Wednesday, November 4, 2020

Don’t kid yourself. The polls messed up

To continue our post-voting, pre-vote-counting assessment (see also here and here), I want to separate two issues which can get conflated:

1. Problems with poll-based election forecasts.

2. Problems with the pre-election polls.

The forecasts were off. We were forecasting Biden to get 54.4% of the two-party vote and it seems that he only got 52% or so. We forecasted Biden at 356 electoral votes and it seems that he’ll only end up with 280 or so. We had uncertainty intervals, and it looks like the outcome will fall within those intervals, but, still, we can’t be so happy about having issued that 96% win probability. Our model messed up.

But, here’s the thing. Suppose we’d included wider uncertainty intervals so the outcome was, say, within the 50% predictive interval. Fine. If we’d given Biden a 75% chance of winning and then he wins by a narrow margin, the forecast would look just fine and I’d be happier with our model. But the polls would still have messed up, it’s just that we would’ve better included the possibility of messing up in our model.
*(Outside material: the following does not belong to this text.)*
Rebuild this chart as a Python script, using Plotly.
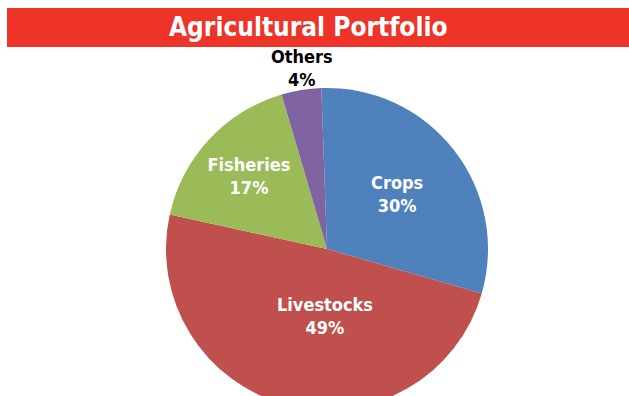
import plotly.graph_objects as go

categories = ["Crops", "Livestocks", "Fisheries", "Others"]
shares = [30, 49, 17, 4]
slice_colors = ["#4F81BD", "#C0504D", "#9BBB59", "#8064A2"]
title_text = "Agricultural Portfolio"

W, H = 629, 422
cx, cy, r = 327, 249, 161
FONT = "DejaVu Sans Condensed, DejaVu Sans"
FS = 18

# slices whose label the pie places itself; others get an annotation
auto_label = [True, False, True, False]
# label centres (pixels from top-left) for annotated slices
label_pos = {"Livestocks": (325, 316, "white"), "Others": (302, 68, "black")}

total = sum(shares)
fig = go.Figure(go.Pie(
    labels=categories,
    values=shares,
    sort=False,
    direction="clockwise",
    rotation=-2,
    marker=dict(colors=slice_colors, line=dict(color="white", width=0)),
    texttemplate=["%{label}<br>%{percent}" if a else "" for a in auto_label],
    textposition="inside",
    insidetextorientation="horizontal",
    textfont=dict(family=FONT, size=FS, weight="bold", color="white"),
    domain=dict(x=[(cx - r) / W, (cx + r) / W], y=[(H - cy - r) / H, (H - cy + r) / H]),
    showlegend=False,
    hoverinfo="label+percent",
))

for cat, val, a in zip(categories, shares, auto_label):
    if a:
        continue
    px, py, col = label_pos[cat]
    fig.add_annotation(text=f"{cat}<br>{round(100 * val / total)}%", xref="paper", yref="paper",
                       x=px / W, y=1 - py / H, xanchor="center", yanchor="middle", showarrow=False,
                       font=dict(family=FONT, size=FS, weight="bold", color=col))

fig.add_shape(type="rect", xref="paper", yref="paper",
              x0=7 / W, x1=1.0, y0=1 - 47 / H, y1=1 - 8 / H,
              fillcolor="#EE3329", line=dict(width=0), layer="below")
fig.add_annotation(text=title_text, xref="paper", yref="paper",
                   x=308 / W, y=1 - 27.5 / H, xanchor="center", yanchor="middle",
                   showarrow=False,
                   font=dict(family=FONT, size=26, weight="bold", color="white"))

fig.update_layout(width=W, height=H, margin=dict(l=0, r=0, t=0, b=0),
                  paper_bgcolor="white", plot_bgcolor="white")

fig.write_html("out.html", post_script="document.documentElement.style.overflow='hidden';document.body.style.overflow='hidden';document.body.style.margin='0';")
To put it another way: a statement such as “The polls messed up,” is not just a statement about the polls, it’s a statement about how the polls are interpreted. More realistic modeling of the polls can correct for biases and add uncertainty for the biases we can’t correct. But when the vast majority of polls in Florida showed Biden in the lead, and then Biden lost there by a few percentage points, that’s a polling error. As the saying goes, The prior can often only be understood in the context of the likelihood.

P.S. To address a couple issues that came up in comments:

– We can’t really say how much the polls messed up in any state until all the votes are counted.

– The polls messed up more in some states than others. Florida is the clearest example of where the polls got it wrong.

– If you include a large enough term for unmodeled nonsampling error, you can say that none of the polls messed up. But my point is that, once you need to assign some large nonsampling error term, you’re already admitting there’s a problem.

– Saying that the polls messed up does not excuse in any way the fact that our model messed up. A key job of the model is to account for potential problems in the polls!

Ultimately, there’s no precise line separating problems in polls with problems in poll-based forecasts. For a simplified example, suppose that all problems would be fixed by adding 2 percentage points to the Republican share for each poll. If the pollsters did this before releasing their numbers, we’d say the polls are fine, no problem at all. A bias corrected is no bias at all. But if the bias is just sitting there and it needs to be corrected later, then that’s a problem, whose scope is reduced by not eliminated by adding an error term allowing the polls to be off by a couple points in either direction.

To put it another way, we already knew that polls “mess up” in the sense of having systematic errors that vary from election to election. Much of poll-based election forecasting has to do with making adjustments and adding uncertainties so that this doesn’t mess up the forecast.